Given request
Without the pictures, extract every line from the start of the material to the line containing "import plotly.graph_objects as go", both ends included.

Supplied information

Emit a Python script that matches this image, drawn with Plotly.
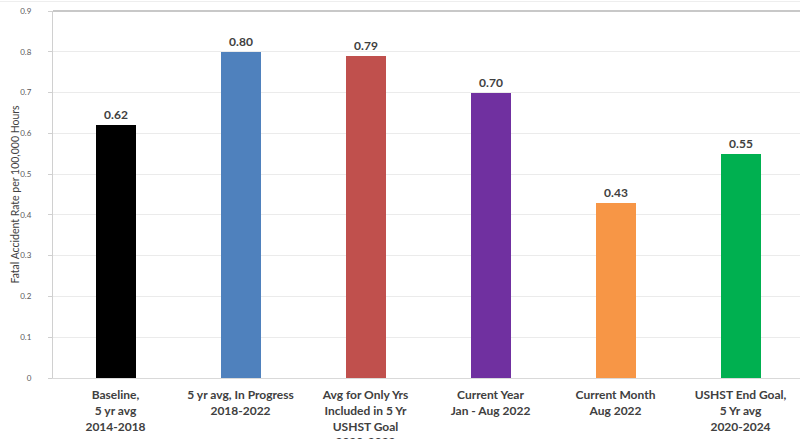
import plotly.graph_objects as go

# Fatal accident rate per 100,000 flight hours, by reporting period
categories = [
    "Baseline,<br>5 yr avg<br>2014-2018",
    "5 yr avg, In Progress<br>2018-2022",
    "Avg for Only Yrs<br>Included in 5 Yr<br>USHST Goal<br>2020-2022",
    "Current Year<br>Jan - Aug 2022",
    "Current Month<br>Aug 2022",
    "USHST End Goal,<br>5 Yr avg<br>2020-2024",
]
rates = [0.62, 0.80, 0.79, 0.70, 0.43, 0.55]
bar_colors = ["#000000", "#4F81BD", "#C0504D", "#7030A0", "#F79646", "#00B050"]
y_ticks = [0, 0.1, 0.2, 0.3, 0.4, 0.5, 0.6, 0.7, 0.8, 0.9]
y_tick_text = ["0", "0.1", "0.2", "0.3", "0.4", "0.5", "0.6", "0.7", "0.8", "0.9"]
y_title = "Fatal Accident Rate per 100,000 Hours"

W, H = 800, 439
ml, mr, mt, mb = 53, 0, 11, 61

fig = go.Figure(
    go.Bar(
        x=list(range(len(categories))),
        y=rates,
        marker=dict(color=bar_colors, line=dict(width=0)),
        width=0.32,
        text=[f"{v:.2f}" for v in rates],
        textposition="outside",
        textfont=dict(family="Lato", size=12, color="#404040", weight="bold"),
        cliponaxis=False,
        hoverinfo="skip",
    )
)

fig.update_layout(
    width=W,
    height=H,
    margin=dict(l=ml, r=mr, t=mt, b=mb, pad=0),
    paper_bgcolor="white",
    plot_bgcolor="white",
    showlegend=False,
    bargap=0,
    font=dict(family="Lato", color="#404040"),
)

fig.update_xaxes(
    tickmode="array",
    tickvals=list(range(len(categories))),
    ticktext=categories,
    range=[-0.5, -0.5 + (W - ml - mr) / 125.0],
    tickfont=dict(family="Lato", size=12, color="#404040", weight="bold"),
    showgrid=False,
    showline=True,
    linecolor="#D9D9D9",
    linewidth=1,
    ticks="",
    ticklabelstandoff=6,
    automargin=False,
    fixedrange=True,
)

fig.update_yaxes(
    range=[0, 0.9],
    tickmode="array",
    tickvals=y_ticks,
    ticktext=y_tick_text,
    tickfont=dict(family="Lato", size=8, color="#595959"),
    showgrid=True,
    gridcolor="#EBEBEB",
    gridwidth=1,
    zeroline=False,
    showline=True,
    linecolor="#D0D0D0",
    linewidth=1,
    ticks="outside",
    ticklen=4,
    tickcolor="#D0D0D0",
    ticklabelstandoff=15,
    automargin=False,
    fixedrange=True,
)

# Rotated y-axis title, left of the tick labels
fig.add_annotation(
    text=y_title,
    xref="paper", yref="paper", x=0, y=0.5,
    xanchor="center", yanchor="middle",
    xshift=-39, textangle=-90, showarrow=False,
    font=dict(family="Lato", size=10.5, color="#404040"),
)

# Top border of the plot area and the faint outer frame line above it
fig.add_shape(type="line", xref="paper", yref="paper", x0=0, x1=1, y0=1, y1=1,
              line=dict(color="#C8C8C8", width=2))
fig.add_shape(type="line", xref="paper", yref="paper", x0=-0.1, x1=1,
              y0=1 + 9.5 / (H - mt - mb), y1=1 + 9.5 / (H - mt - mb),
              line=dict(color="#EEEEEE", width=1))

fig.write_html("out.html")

Answer to the problem
Emit a Python script that matches this image, drawn with Plotly.
import plotly.graph_objects as go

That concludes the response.